Records shown =>

---------------

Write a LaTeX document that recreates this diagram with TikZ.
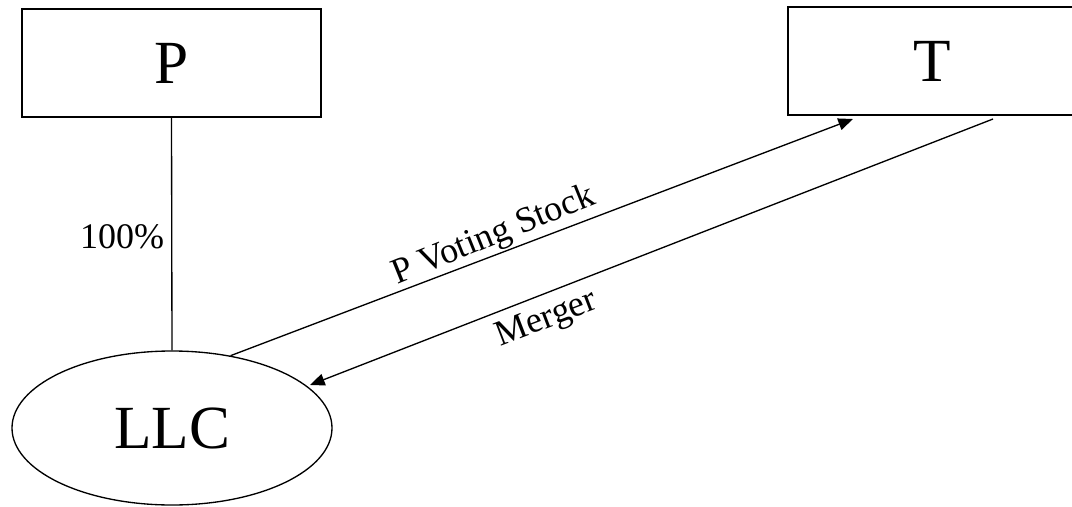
\documentclass[tikz,border=0pt]{standalone}
\usepackage{fontspec}
\setmainfont{Liberation Serif}
\usetikzlibrary{arrows.meta,shapes.geometric}
\begin{document}
\begin{tikzpicture}[x=0.75pt,y=-0.75pt,
  boxnode/.style={draw,line width=1.5pt,rectangle,inner sep=0pt,font=\fontsize{46}{50}\selectfont},
  ovalnode/.style={draw,line width=1pt,ellipse,inner sep=0pt,minimum width=240pt,minimum height=115.5pt,font=\fontsize{46}{50}\selectfont},
  lbl/.style={font=\fontsize{27}{31}\selectfont,inner sep=0pt},
  conn/.style={line width=1pt},
  arr/.style={line width=1pt,-{Triangle[length=11pt,width=9pt]}}]
\useasboundingbox (0,0) rectangle (1072,507);
\node[boxnode,minimum width=224pt,minimum height=81pt] (P) at (171.5,63) {P};
\node[boxnode,minimum width=228pt,minimum height=81pt] (T) at (940,61) {\hspace*{-12pt}T};
\node[ovalnode] (LLC) at (172,428) {LLC};
\coordinate (a1end) at (853,119);
\coordinate (a2start) at (993,119);
\coordinate (a2end) at (310,385);
\draw[conn] (P.south) -- (LLC.north);
\draw[arr] (LLC.51) -- (a1end);
\draw[arr] (a2start) -- (a2end);
\node[lbl] (pct) at (122,237) {100\%};
\node[lbl,rotate=22] (pvs) at (494,236) {P Voting Stock};
\node[lbl,rotate=21] (mrg) at (547,320) {Merger};
\end{tikzpicture}
\end{document}
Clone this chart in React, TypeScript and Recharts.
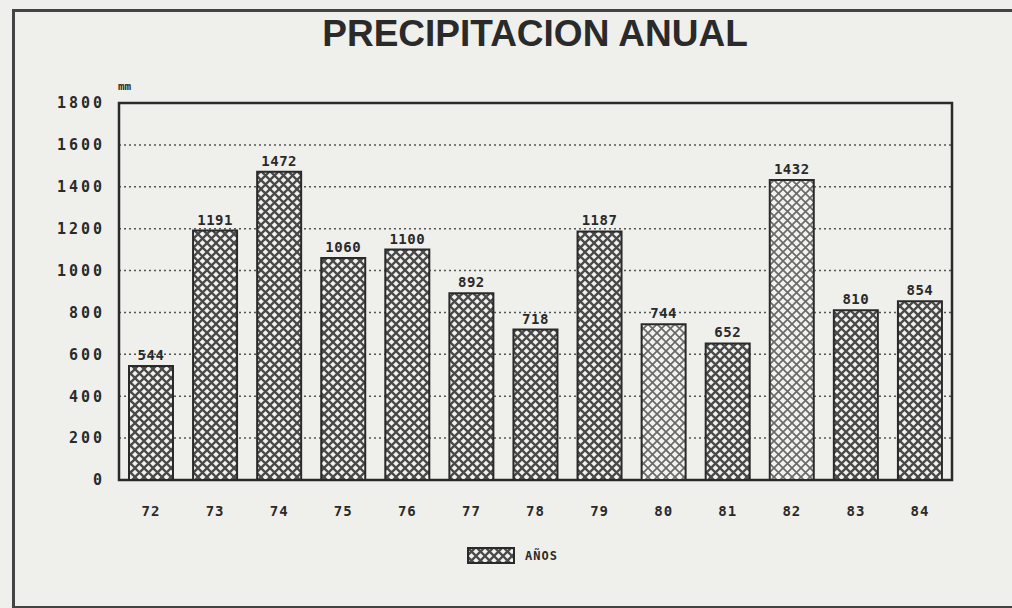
import { BarChart, Bar, XAxis, YAxis, CartesianGrid, Legend, LabelList, ReferenceArea, Cell } from "recharts";

const YEARS = ["72", "73", "74", "75", "76", "77", "78", "79", "80", "81", "82", "83", "84"];
const RAINFALL = [544, 1191, 1472, 1060, 1100, 892, 718, 1187, 744, 652, 1432, 810, 854];
const Y_TICKS = [0, 200, 400, 600, 800, 1000, 1200, 1400, 1600, 1800];
const LIGHT_YEARS = ["80", "82"];

const data = YEARS.map((year, i) => ({ year, mm: RAINFALL[i] }));

const INK = "#2a2a2a";
const PAPER = "#efefeb";
const MONO = "'DejaVu Sans Mono', monospace";

function LegendBox() {
  return (
    <div style={{ height: 68, position: "relative" }}>
      <div style={{ position: "absolute", left: 467, top: 7, display: "flex", alignItems: "center", gap: 10 }}>
        <svg width={48} height={17}>
          <rect x={1} y={1} width={46} height={15} fill="url(#hatch)" stroke={INK} strokeWidth={2} />
        </svg>
        <span style={{ fontFamily: MONO, fontWeight: 700, fontSize: 12, color: INK, letterSpacing: 1 }}>AÑOS</span>
      </div>
    </div>
  );
}

export default function App() {
  return (
    <div style={{ position: "absolute", left: 0, top: 0, width: 1012, height: 608, background: PAPER, overflow: "hidden" }}>
      <div style={{ position: "absolute", left: 12, top: 9, width: 1010, height: 594, borderLeft: "3px solid #444", borderTop: "3px solid #444", borderBottom: "3px solid #444" }} />
      <div style={{ position: "absolute", left: 0, width: 1070, top: 15, textAlign: "center", fontFamily: "'Liberation Sans', Arial, sans-serif", fontWeight: 700, fontSize: 37, lineHeight: "37px", color: INK }}>
        PRECIPITACION ANUAL
      </div>
      <BarChart width={1012} height={608} data={data} margin={{ top: 103, right: 60, bottom: 0, left: 0 }} barSize={44}>
        <defs>
          <pattern id="hatch" width={9} height={9} patternUnits="userSpaceOnUse">
            <rect width={9} height={9} fill="#f2f2f0" />
            <path d="M-2,-2 L11,11 M11,-2 L-2,11" stroke="#4a4a4a" strokeWidth={2.3} />
          </pattern>
          <pattern id="hatchLight" width={9} height={9} patternUnits="userSpaceOnUse">
            <rect width={9} height={9} fill="#f2f2f0" />
            <path d="M-2,-2 L11,11 M11,-2 L-2,11" stroke="#6a6a6a" strokeWidth={1.7} />
          </pattern>
        </defs>
        <CartesianGrid vertical={false} stroke="#555" strokeWidth={1.5} strokeDasharray="2 3" />
        <XAxis
          dataKey="year"
          height={60}
          axisLine={false}
          tickLine={false}
          tickMargin={20}
          tick={{ fill: INK, fontFamily: MONO, fontWeight: 700, fontSize: 14, letterSpacing: 1 }}
        />
        <YAxis
          domain={[0, 1800]}
          ticks={Y_TICKS}
          width={119}
          axisLine={false}
          tickLine={false}
          tickMargin={8}
          tick={{ fill: INK, fontFamily: MONO, fontWeight: 700, fontSize: 15, letterSpacing: 3 }}
        />
        <ReferenceArea
          y1={0}
          y2={1800}
          fill="none"
          stroke={INK}
          strokeWidth={2.5}
          label={{ value: "mm", position: "insideTopLeft", offset: 0, dx: -1, dy: -21, fill: INK, fontFamily: MONO, fontWeight: 700, fontSize: 11 }}
        />
        <Bar dataKey="mm" fill="url(#hatch)" stroke={INK} strokeWidth={2} isAnimationActive={false}>
          {data.map((d) => (
            <Cell key={d.year} fill={LIGHT_YEARS.includes(d.year) ? "url(#hatchLight)" : "url(#hatch)"} />
          ))}
          <LabelList dataKey="mm" position="top" offset={6} style={{ fill: INK, fontFamily: MONO, fontWeight: 700, fontSize: 14, letterSpacing: 0.5 }} />
        </Bar>
        <Legend verticalAlign="bottom" align="left" height={68} wrapperStyle={{ left: 0, width: 1012, height: 68 }} content={() => <LegendBox />} />
      </BarChart>
    </div>
  );
}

---------------

Required task =>
Output nothing except the lines from the one containing "Clone this chart" through the one containing "LabelList, ReferenceArea, Cell", both kept, with the pictures removed.

The reply =>
Clone this chart in React, TypeScript and Recharts.
import { BarChart, Bar, XAxis, YAxis, CartesianGrid, Legend, LabelList, ReferenceArea, Cell } from "recharts";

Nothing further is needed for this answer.